#### Problem description:
Return all the data below as it stands, minus the pictures.

#### Dataset content:
###

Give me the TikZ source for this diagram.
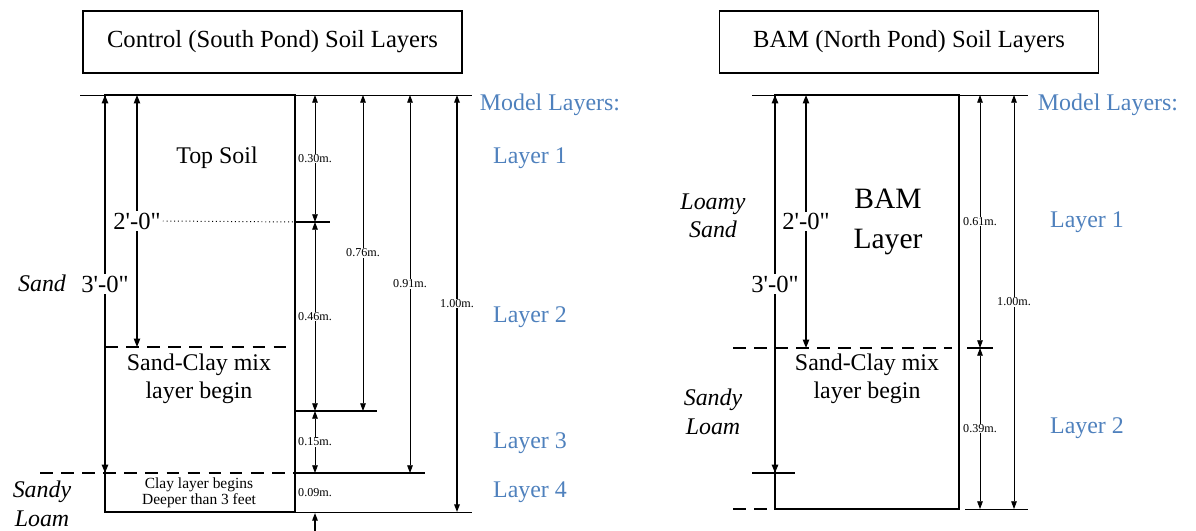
\documentclass[tikz,border=0pt]{standalone}
\usepackage{fontspec}
\setmainfont{Liberation Serif}[Ligatures=TeXOff]
\usetikzlibrary{arrows.meta}
\definecolor{modelblue}{RGB}{79,129,189}
\begin{document}
\begin{tikzpicture}[x=0.025cm,y=-0.025cm]
    \tikzset{frame/.style = {draw=black,line width=1.8pt},
      titlebox/.style = {draw=black,line width=0.9pt,minimum width=9.47cm,minimum height=1.55cm,font=\fontsize{17.5}{20}\selectfont},
      dimarrow/.style = {line width=0.6pt,{Triangle[length=5.5pt,width=4pt]}-{Triangle[length=5.5pt,width=4pt]}},
      deptharrow/.style = {line width=1.3pt,{Triangle[length=6pt,width=4.5pt]}-{Triangle[length=6pt,width=4.5pt]}},
      dimlabel/.style = {fill=white,inner sep=0.6pt,font=\fontsize{8.6}{9}\selectfont},
      depthlabel/.style = {fill=white,inner sep=1pt,font=\fontsize{17.5}{20}\selectfont},
      level/.style = {line width=1pt},
      dashlevel/.style = {line width=1pt,dash pattern=on 9pt off 6pt},
      guide/.style = {line width=0.6pt},
      soil/.style = {align=center,font=\fontsize{17}{20.5}\selectfont\itshape},
      inbox/.style = {align=center,font=\fontsize{17}{20}\selectfont},
      model/.style = {text=modelblue,font=\fontsize{17}{20}\selectfont}}
    \useasboundingbox (0,0) rectangle (1196,531);

    % control (south pond)
    \node[titlebox] (ctitle) at (272.5,42) {Control (South Pond) Soil Layers};
    \coordinate (cNW) at (105,95);
    \coordinate (cSE) at (295,512);
    \draw[guide] (80,95) -- (472,95);
    \draw[guide] (cSE) -- (472,512);
    \draw[dashlevel] (105,347) -- (287,347);
    \draw[dashlevel] (40,473) -- (295,473);
    \draw[level] (295,473) -- (425,473);
    \draw[level] (295,411) -- (377,411);
    \draw[level] (295,222) -- (330,222);
    \draw[frame] (cNW) rectangle (cSE);

    \coordinate (c3a) at (105,95);
    \coordinate (c3b) at (105,473);
    \coordinate (c2a) at (137,95);
    \coordinate (c2b) at (137,347);
    \draw[deptharrow] (c3a) -- (c3b) node[depthlabel,midway] (c3lab) {3'-0"};
    \draw[deptharrow,line width=1pt] (c2a) -- (c2b) node[depthlabel,midway] (c2lab) {2'-0"};
    \draw[line width=0.7pt,dotted] (c2lab.east) -- (295,222);

    \node[inbox] (topsoil) at (217,158) {Top Soil};
    \node[inbox] (cmix) at (199,379) {Sand-Clay mix\\layer begin};
    \node[align=center,font=\fontsize{11}{11.5}\selectfont] (clay) at (199,493) {Clay layer begins\\Deeper than 3 feet};
    \node[soil] (csand) at (42,283) {Sand};
    \node[soil] (cloam) at (42,504) {Sandy\\Loam};

    % dimensions in metres
    \coordinate (d1a) at (315,95);
    \coordinate (d1b) at (315,222);
    \coordinate (d1c) at (315,411);
    \coordinate (d1d) at (315,473);
    \coordinate (d1e) at (315,513);
    \coordinate (d1f) at (315,531);
    \draw[dimarrow] (d1a) -- (d1b) node[dimlabel,midway] {0.30m.};
    \draw[dimarrow] (d1b) -- (d1c) node[dimlabel,midway] {0.46m.};
    \draw[dimarrow] (d1c) -- (d1d) node[dimlabel,midway] {0.15m.};
    \node[dimlabel] (d09) at (315,493) {0.09m.};
    \draw[line width=0.8pt,-{Triangle[length=5.5pt,width=4pt]}] (d1f) -- (d1e);
    \coordinate (d2a) at (363,95);
    \coordinate (d2b) at (363,411);
    \draw[dimarrow] (d2a) -- (d2b) node[dimlabel,midway] {0.76m.};
    \coordinate (d3a) at (410,95);
    \coordinate (d3b) at (410,473);
    \draw[dimarrow] (d3a) -- (d3b) node[dimlabel,midway] {0.91m.};
    \coordinate (d4a) at (457,95);
    \coordinate (d4b) at (457,512);
    \draw[dimarrow,line width=0.9pt] (d4a) -- (d4b) node[dimlabel,midway] {1.00m.};

    \node[model,anchor=west] (cmodel) at (475,105) {Model Layers:};
    \node[model] (cl1) at (530,158) {Layer 1};
    \node[model] (cl2) at (530,317) {Layer 2};
    \node[model] (cl3) at (530,443) {Layer 3};
    \node[model] (cl4) at (530,492) {Layer 4};

    % bam (north pond)
    \node[titlebox] (btitle) at (909,42) {BAM (North Pond) Soil Layers};
    \coordinate (bNW) at (775,95);
    \coordinate (bSE) at (959,509);
    \draw[guide] (752,95) -- (1028,95);
    \draw[guide] (965,509) -- (1028,509);
    \draw[dashlevel] (733,348) -- (952,348);
    \draw[dashlevel] (733,509) -- (775,509);
    \draw[level] (967,348) -- (993,348);
    \draw[level] (752,473) -- (795,473);
    \draw[frame] (bNW) rectangle (bSE);

    \coordinate (b3a) at (775,95);
    \coordinate (b3b) at (775,473);
    \coordinate (b2a) at (806,95);
    \coordinate (b2b) at (806,348);
    \draw[deptharrow] (b3a) -- (b3b) node[depthlabel,midway] (b3lab) {3'-0"};
    \draw[deptharrow,line width=1pt] (b2a) -- (b2b) node[depthlabel,midway] (b2lab) {2'-0"};

    \node[align=center,font=\fontsize{21}{28}\selectfont] (bam) at (888,222) {BAM\\Layer};
    \node[inbox] (bmix) at (867,379) {Sand-Clay mix\\layer begin};
    \node[soil,font=\fontsize{17}{20}\selectfont\itshape] (bsand) at (713,216) {Loamy\\Sand};
    \node[soil] (bloam) at (713,412) {Sandy\\Loam};

    \coordinate (e1a) at (980,95);
    \coordinate (e1b) at (980,348);
    \coordinate (e1c) at (980,509);
    \draw[dimarrow] (e1a) -- (e1b) node[dimlabel,midway] {0.61m.};
    \draw[dimarrow] (e1b) -- (e1c) node[dimlabel,midway] {0.39m.};
    \coordinate (e2a) at (1014,95);
    \coordinate (e2b) at (1014,509);
    \draw[dimarrow] (e2a) -- (e2b) node[dimlabel,midway] {1.00m.};

    \node[model,anchor=west] (bmodel) at (1033,105) {Model Layers:};
    \node[model] (bl1) at (1087,222) {Layer 1};
    \node[model] (bl2) at (1087,428) {Layer 2};
\end{tikzpicture}
\end{document}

###

#### Result:
Give me the TikZ source for this diagram.
\documentclass[tikz,border=0pt]{standalone}
\usepackage{fontspec}
\setmainfont{Liberation Serif}[Ligatures=TeXOff]
\usetikzlibrary{arrows.meta}
\definecolor{modelblue}{RGB}{79,129,189}
\begin{document}
\begin{tikzpicture}[x=0.025cm,y=-0.025cm]
    \tikzset{frame/.style = {draw=black,line width=1.8pt},
      titlebox/.style = {draw=black,line width=0.9pt,minimum width=9.47cm,minimum height=1.55cm,font=\fontsize{17.5}{20}\selectfont},
      dimarrow/.style = {line width=0.6pt,{Triangle[length=5.5pt,width=4pt]}-{Triangle[length=5.5pt,width=4pt]}},
      deptharrow/.style = {line width=1.3pt,{Triangle[length=6pt,width=4.5pt]}-{Triangle[length=6pt,width=4.5pt]}},
      dimlabel/.style = {fill=white,inner sep=0.6pt,font=\fontsize{8.6}{9}\selectfont},
      depthlabel/.style = {fill=white,inner sep=1pt,font=\fontsize{17.5}{20}\selectfont},
      level/.style = {line width=1pt},
      dashlevel/.style = {line width=1pt,dash pattern=on 9pt off 6pt},
      guide/.style = {line width=0.6pt},
      soil/.style = {align=center,font=\fontsize{17}{20.5}\selectfont\itshape},
      inbox/.style = {align=center,font=\fontsize{17}{20}\selectfont},
      model/.style = {text=modelblue,font=\fontsize{17}{20}\selectfont}}
    \useasboundingbox (0,0) rectangle (1196,531);

    % control (south pond)
    \node[titlebox] (ctitle) at (272.5,42) {Control (South Pond) Soil Layers};
    \coordinate (cNW) at (105,95);
    \coordinate (cSE) at (295,512);
    \draw[guide] (80,95) -- (472,95);
    \draw[guide] (cSE) -- (472,512);
    \draw[dashlevel] (105,347) -- (287,347);
    \draw[dashlevel] (40,473) -- (295,473);
    \draw[level] (295,473) -- (425,473);
    \draw[level] (295,411) -- (377,411);
    \draw[level] (295,222) -- (330,222);
    \draw[frame] (cNW) rectangle (cSE);

    \coordinate (c3a) at (105,95);
    \coordinate (c3b) at (105,473);
    \coordinate (c2a) at (137,95);
    \coordinate (c2b) at (137,347);
    \draw[deptharrow] (c3a) -- (c3b) node[depthlabel,midway] (c3lab) {3'-0"};
    \draw[deptharrow,line width=1pt] (c2a) -- (c2b) node[depthlabel,midway] (c2lab) {2'-0"};
    \draw[line width=0.7pt,dotted] (c2lab.east) -- (295,222);

    \node[inbox] (topsoil) at (217,158) {Top Soil};
    \node[inbox] (cmix) at (199,379) {Sand-Clay mix\\layer begin};
    \node[align=center,font=\fontsize{11}{11.5}\selectfont] (clay) at (199,493) {Clay layer begins\\Deeper than 3 feet};
    \node[soil] (csand) at (42,283) {Sand};
    \node[soil] (cloam) at (42,504) {Sandy\\Loam};

    % dimensions in metres
    \coordinate (d1a) at (315,95);
    \coordinate (d1b) at (315,222);
    \coordinate (d1c) at (315,411);
    \coordinate (d1d) at (315,473);
    \coordinate (d1e) at (315,513);
    \coordinate (d1f) at (315,531);
    \draw[dimarrow] (d1a) -- (d1b) node[dimlabel,midway] {0.30m.};
    \draw[dimarrow] (d1b) -- (d1c) node[dimlabel,midway] {0.46m.};
    \draw[dimarrow] (d1c) -- (d1d) node[dimlabel,midway] {0.15m.};
    \node[dimlabel] (d09) at (315,493) {0.09m.};
    \draw[line width=0.8pt,-{Triangle[length=5.5pt,width=4pt]}] (d1f) -- (d1e);
    \coordinate (d2a) at (363,95);
    \coordinate (d2b) at (363,411);
    \draw[dimarrow] (d2a) -- (d2b) node[dimlabel,midway] {0.76m.};
    \coordinate (d3a) at (410,95);
    \coordinate (d3b) at (410,473);
    \draw[dimarrow] (d3a) -- (d3b) node[dimlabel,midway] {0.91m.};
    \coordinate (d4a) at (457,95);
    \coordinate (d4b) at (457,512);
    \draw[dimarrow,line width=0.9pt] (d4a) -- (d4b) node[dimlabel,midway] {1.00m.};

    \node[model,anchor=west] (cmodel) at (475,105) {Model Layers:};
    \node[model] (cl1) at (530,158) {Layer 1};
    \node[model] (cl2) at (530,317) {Layer 2};
    \node[model] (cl3) at (530,443) {Layer 3};
    \node[model] (cl4) at (530,492) {Layer 4};

    % bam (north pond)
    \node[titlebox] (btitle) at (909,42) {BAM (North Pond) Soil Layers};
    \coordinate (bNW) at (775,95);
    \coordinate (bSE) at (959,509);
    \draw[guide] (752,95) -- (1028,95);
    \draw[guide] (965,509) -- (1028,509);
    \draw[dashlevel] (733,348) -- (952,348);
    \draw[dashlevel] (733,509) -- (775,509);
    \draw[level] (967,348) -- (993,348);
    \draw[level] (752,473) -- (795,473);
    \draw[frame] (bNW) rectangle (bSE);

    \coordinate (b3a) at (775,95);
    \coordinate (b3b) at (775,473);
    \coordinate (b2a) at (806,95);
    \coordinate (b2b) at (806,348);
    \draw[deptharrow] (b3a) -- (b3b) node[depthlabel,midway] (b3lab) {3'-0"};
    \draw[deptharrow,line width=1pt] (b2a) -- (b2b) node[depthlabel,midway] (b2lab) {2'-0"};

    \node[align=center,font=\fontsize{21}{28}\selectfont] (bam) at (888,222) {BAM\\Layer};
    \node[inbox] (bmix) at (867,379) {Sand-Clay mix\\layer begin};
    \node[soil,font=\fontsize{17}{20}\selectfont\itshape] (bsand) at (713,216) {Loamy\\Sand};
    \node[soil] (bloam) at (713,412) {Sandy\\Loam};

    \coordinate (e1a) at (980,95);
    \coordinate (e1b) at (980,348);
    \coordinate (e1c) at (980,509);
    \draw[dimarrow] (e1a) -- (e1b) node[dimlabel,midway] {0.61m.};
    \draw[dimarrow] (e1b) -- (e1c) node[dimlabel,midway] {0.39m.};
    \coordinate (e2a) at (1014,95);
    \coordinate (e2b) at (1014,509);
    \draw[dimarrow] (e2a) -- (e2b) node[dimlabel,midway] {1.00m.};

    \node[model,anchor=west] (bmodel) at (1033,105) {Model Layers:};
    \node[model] (bl1) at (1087,222) {Layer 1};
    \node[model] (bl2) at (1087,428) {Layer 2};
\end{tikzpicture}
\end{document}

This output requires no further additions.